I was a big fan of Theodoridou's Rent-a-Vice, so I was excited to see them come back with another Choice of Game title. RRR explores some similar themes as the previous game - the ethics of choice, porous boundaries between simulation and real life - but I like this one even more. Theorodoridou has wrapped this game in a sophisticated narrative structure, a game within a game, and you as the player are enmeshed along with the player characters. You are not just the voyeur, moving characters through a branching narrative, but you are actually implicated in trying to tease out the differences between the blurry layers reality and game.
The basic premise of RRR is that you and your friends have stumbled upon some secret game, and when you play it, you are actually in the gameworld - kind of Tron-esque - and things that happen in the gameworld have repercussions back into the real world. What I found really compelling about RRR is how Theorodidou translates this into a choice-based IF format. You play through different kinds of games, shooters and puzzlers, but you as the player navigate these experiences through the classic Choice of Games interface. This could be clunky or shallow, but Theodoridou absolutely pulls it off.
This part of the story is balanced with the playable character's real life, struggling to keep up with school, friends, family, and work while also trying to figure out a cursed game.
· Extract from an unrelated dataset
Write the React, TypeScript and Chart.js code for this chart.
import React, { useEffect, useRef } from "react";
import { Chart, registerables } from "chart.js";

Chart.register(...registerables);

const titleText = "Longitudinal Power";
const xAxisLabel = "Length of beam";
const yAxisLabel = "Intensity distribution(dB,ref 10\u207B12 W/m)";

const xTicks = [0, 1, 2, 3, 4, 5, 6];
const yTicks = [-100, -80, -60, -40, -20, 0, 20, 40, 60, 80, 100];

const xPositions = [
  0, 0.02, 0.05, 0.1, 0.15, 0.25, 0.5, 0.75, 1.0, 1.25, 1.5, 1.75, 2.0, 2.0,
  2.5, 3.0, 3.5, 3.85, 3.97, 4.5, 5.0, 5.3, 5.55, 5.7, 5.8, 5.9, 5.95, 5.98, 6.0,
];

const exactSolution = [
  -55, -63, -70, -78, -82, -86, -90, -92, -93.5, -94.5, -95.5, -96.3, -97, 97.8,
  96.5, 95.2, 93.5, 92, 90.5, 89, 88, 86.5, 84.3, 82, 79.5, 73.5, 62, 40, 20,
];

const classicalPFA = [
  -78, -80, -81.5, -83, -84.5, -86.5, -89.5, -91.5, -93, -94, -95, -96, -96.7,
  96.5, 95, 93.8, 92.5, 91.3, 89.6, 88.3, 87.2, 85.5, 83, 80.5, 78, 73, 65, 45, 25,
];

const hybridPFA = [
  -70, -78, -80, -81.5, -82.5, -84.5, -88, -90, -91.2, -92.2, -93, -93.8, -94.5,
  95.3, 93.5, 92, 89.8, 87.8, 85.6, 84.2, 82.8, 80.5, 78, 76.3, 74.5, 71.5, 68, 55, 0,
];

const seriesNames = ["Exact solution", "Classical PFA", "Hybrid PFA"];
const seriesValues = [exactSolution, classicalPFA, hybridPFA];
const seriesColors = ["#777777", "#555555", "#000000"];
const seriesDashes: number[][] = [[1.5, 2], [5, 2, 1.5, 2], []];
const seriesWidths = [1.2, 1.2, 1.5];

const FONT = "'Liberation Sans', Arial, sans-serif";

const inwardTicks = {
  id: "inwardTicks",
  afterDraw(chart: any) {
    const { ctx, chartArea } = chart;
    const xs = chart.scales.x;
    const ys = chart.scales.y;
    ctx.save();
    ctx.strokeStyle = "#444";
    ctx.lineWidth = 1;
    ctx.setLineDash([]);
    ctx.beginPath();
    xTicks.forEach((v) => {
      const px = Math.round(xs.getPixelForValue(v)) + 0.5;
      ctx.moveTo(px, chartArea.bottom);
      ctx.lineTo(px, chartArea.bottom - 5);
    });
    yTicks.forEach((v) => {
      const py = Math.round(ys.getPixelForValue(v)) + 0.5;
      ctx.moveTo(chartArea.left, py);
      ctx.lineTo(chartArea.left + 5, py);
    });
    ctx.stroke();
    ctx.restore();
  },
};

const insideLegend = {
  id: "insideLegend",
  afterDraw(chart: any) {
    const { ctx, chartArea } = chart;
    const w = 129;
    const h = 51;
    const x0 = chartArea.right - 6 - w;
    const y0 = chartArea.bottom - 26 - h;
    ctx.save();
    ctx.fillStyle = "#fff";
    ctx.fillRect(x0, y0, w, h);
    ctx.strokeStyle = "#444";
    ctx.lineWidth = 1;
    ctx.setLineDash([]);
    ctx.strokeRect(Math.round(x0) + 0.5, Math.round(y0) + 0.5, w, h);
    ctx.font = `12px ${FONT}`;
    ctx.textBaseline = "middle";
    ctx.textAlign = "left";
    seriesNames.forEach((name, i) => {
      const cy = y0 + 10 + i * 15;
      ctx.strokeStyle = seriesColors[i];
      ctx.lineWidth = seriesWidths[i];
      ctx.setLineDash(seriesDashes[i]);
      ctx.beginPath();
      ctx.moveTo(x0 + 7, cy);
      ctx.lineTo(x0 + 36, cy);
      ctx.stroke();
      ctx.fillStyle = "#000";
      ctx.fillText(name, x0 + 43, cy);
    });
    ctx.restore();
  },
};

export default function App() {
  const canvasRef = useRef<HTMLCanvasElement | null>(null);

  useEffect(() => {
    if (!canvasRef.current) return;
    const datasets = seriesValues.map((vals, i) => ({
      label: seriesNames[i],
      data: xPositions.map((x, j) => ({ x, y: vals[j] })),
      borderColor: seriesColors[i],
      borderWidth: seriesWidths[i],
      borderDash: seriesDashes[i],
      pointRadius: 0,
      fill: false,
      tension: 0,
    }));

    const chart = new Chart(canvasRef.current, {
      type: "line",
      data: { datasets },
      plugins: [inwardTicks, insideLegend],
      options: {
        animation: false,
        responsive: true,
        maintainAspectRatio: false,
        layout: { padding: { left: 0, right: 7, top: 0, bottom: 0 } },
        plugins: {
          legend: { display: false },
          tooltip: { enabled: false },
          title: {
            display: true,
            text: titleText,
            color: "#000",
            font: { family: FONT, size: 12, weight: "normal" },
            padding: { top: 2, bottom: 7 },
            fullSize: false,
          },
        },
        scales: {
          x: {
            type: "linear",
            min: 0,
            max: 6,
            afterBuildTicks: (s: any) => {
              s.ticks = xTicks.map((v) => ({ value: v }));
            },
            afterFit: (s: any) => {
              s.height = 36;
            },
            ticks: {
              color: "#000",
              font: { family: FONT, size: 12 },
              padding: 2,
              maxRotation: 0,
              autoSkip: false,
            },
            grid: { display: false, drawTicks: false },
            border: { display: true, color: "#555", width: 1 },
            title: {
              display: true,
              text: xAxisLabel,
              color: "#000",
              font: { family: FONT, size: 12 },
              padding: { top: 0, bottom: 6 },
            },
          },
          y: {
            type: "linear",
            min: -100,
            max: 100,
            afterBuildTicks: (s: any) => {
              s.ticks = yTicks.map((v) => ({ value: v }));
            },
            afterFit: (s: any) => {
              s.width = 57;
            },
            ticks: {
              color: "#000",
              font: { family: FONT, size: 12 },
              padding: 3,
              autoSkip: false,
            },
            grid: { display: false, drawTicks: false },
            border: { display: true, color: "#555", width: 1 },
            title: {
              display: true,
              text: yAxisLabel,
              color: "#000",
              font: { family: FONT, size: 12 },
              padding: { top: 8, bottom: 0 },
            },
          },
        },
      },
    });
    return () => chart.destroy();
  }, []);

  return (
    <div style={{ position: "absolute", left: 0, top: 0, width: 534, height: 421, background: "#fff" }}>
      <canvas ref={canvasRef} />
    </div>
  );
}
The characters are well developed such that you feel the pull between the game within the game and the pressures of your daily life. Worrying about what you're going to do after high school or where you stand with your friends and family makes the stakes of the game within the game all that more real.
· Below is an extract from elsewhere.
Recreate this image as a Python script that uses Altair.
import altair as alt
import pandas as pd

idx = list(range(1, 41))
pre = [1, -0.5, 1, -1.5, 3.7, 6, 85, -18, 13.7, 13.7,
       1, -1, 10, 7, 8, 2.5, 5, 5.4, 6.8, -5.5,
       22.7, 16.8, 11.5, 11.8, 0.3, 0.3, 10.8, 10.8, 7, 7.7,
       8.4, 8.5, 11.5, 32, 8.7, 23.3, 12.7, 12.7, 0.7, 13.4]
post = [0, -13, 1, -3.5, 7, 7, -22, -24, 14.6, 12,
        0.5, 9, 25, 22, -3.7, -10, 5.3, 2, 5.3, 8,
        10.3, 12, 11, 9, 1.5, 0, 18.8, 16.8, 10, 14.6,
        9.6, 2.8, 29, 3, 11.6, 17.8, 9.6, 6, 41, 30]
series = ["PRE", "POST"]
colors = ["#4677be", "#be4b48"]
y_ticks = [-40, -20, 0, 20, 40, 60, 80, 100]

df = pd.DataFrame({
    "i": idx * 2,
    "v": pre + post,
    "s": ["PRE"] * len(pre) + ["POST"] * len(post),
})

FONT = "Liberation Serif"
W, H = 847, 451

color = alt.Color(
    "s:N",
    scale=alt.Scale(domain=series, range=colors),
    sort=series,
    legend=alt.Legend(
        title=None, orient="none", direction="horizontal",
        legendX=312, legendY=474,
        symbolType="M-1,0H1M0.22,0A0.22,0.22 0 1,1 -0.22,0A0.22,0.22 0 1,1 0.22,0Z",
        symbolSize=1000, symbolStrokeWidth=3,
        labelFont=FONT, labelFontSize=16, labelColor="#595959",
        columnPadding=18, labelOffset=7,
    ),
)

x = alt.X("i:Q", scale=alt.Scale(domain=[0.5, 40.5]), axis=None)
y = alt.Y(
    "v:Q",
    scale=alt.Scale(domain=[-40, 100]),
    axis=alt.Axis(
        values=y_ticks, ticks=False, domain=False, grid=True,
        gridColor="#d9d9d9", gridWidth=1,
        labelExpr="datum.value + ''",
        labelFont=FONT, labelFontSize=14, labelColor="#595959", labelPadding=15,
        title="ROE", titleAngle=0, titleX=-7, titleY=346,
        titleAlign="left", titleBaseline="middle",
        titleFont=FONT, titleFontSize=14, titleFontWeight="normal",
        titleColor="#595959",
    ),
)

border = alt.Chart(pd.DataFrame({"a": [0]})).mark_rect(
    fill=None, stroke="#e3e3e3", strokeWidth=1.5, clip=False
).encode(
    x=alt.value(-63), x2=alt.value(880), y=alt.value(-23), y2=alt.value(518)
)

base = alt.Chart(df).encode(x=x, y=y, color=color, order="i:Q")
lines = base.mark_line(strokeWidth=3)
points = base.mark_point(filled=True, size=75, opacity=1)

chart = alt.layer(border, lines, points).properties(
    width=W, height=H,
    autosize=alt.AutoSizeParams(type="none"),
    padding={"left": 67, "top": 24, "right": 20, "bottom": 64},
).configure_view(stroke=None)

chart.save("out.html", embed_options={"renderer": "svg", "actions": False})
The mystery of the game within the game is very well crafted. You as the player learn more about the nature of this game that blurs the boundaries of reality along with the characters in the game. I actually haven't cracked it yet myself, but there's a puzzle that runs through the game that seems to unlock a secret ending if you're able to solve it. Even without solving that meta-puzzle, the game offers a satisfying - if still unresolved - experience.